Scan the lines below; pull out those with "React".

Start of DATA FOR PROCESSING

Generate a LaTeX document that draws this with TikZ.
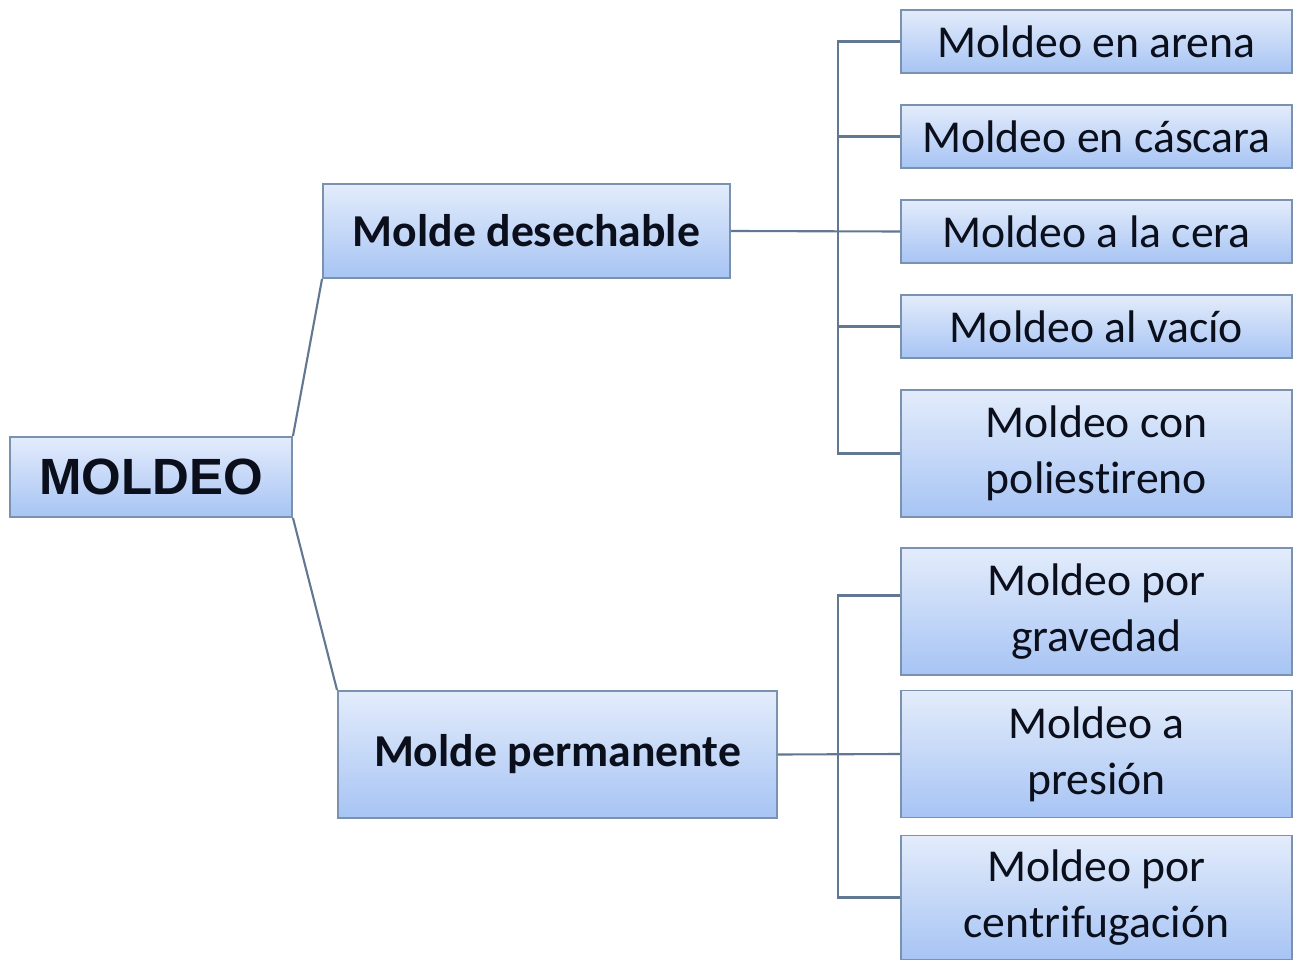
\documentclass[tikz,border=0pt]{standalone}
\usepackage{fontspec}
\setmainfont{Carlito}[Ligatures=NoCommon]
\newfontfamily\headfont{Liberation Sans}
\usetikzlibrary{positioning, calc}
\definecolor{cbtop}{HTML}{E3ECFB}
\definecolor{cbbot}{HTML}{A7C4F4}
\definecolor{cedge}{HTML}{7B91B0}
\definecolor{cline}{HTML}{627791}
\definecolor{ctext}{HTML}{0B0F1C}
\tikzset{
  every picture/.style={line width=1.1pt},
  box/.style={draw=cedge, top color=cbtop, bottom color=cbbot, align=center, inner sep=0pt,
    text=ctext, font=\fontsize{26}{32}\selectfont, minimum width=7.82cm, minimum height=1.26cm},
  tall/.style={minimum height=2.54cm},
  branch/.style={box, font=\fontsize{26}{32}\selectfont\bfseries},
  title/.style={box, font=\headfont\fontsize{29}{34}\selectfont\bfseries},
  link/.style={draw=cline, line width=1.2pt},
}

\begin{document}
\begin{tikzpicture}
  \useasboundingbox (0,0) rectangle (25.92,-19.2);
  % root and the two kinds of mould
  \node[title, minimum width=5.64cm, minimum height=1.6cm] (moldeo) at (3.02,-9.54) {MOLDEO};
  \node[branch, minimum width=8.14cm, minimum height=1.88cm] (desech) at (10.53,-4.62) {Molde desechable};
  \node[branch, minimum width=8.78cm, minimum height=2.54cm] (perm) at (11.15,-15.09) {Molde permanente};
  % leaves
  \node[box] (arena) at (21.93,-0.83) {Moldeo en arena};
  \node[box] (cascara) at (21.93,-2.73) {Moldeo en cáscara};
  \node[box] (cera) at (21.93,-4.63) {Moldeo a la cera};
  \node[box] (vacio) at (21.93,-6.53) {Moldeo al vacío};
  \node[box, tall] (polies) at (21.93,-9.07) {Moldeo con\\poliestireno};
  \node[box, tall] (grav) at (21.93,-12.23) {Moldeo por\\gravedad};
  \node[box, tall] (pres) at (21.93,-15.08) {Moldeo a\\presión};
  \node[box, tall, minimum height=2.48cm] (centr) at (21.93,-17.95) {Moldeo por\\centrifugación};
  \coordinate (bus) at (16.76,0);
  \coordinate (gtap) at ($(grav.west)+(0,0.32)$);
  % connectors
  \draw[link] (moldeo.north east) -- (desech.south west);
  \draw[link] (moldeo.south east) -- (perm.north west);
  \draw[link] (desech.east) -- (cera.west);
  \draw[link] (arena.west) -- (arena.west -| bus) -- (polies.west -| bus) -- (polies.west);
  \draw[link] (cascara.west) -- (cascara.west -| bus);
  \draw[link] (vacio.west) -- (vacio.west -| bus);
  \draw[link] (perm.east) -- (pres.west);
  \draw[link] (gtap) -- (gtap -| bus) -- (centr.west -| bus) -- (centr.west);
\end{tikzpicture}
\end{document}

End of DATA FOR PROCESSING
Start of DATA FOR PROCESSING

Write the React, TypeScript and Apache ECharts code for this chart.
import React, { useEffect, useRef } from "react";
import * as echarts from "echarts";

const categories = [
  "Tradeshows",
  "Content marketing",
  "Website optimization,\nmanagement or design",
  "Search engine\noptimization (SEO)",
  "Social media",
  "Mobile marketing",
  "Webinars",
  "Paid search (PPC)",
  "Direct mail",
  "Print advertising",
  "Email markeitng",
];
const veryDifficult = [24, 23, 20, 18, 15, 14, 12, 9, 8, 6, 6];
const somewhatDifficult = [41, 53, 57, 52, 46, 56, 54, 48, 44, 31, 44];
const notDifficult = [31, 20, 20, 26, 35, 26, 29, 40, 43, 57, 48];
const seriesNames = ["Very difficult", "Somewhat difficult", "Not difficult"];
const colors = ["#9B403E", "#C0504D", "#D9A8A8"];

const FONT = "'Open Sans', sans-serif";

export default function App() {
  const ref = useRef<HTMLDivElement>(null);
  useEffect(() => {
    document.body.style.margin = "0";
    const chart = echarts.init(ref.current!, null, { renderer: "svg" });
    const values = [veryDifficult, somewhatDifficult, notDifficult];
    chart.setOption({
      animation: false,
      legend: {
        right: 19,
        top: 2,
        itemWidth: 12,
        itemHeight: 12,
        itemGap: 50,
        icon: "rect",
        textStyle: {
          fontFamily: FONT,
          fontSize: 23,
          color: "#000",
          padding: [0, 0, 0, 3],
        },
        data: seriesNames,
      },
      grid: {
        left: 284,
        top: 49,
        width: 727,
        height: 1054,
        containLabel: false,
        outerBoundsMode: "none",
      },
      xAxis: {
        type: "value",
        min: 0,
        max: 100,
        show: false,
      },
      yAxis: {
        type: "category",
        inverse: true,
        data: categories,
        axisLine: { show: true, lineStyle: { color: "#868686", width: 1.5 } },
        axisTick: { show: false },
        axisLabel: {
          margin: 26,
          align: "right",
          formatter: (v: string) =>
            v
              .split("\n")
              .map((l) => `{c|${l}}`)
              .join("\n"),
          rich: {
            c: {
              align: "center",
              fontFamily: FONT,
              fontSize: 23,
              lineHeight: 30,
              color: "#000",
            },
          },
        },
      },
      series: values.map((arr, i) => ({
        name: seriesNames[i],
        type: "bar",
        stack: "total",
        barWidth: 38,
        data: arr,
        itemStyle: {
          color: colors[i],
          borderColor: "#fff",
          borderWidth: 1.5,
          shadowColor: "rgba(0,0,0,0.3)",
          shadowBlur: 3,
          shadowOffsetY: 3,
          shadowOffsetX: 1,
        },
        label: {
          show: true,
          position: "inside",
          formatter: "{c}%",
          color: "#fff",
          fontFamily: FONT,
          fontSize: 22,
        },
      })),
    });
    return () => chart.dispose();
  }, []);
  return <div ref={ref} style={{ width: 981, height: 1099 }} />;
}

End of DATA FOR PROCESSING

SOLUTION TO THIS PROBLEM:
Write the React, TypeScript and Apache ECharts code for this chart.
import React, { useEffect, useRef } from "react";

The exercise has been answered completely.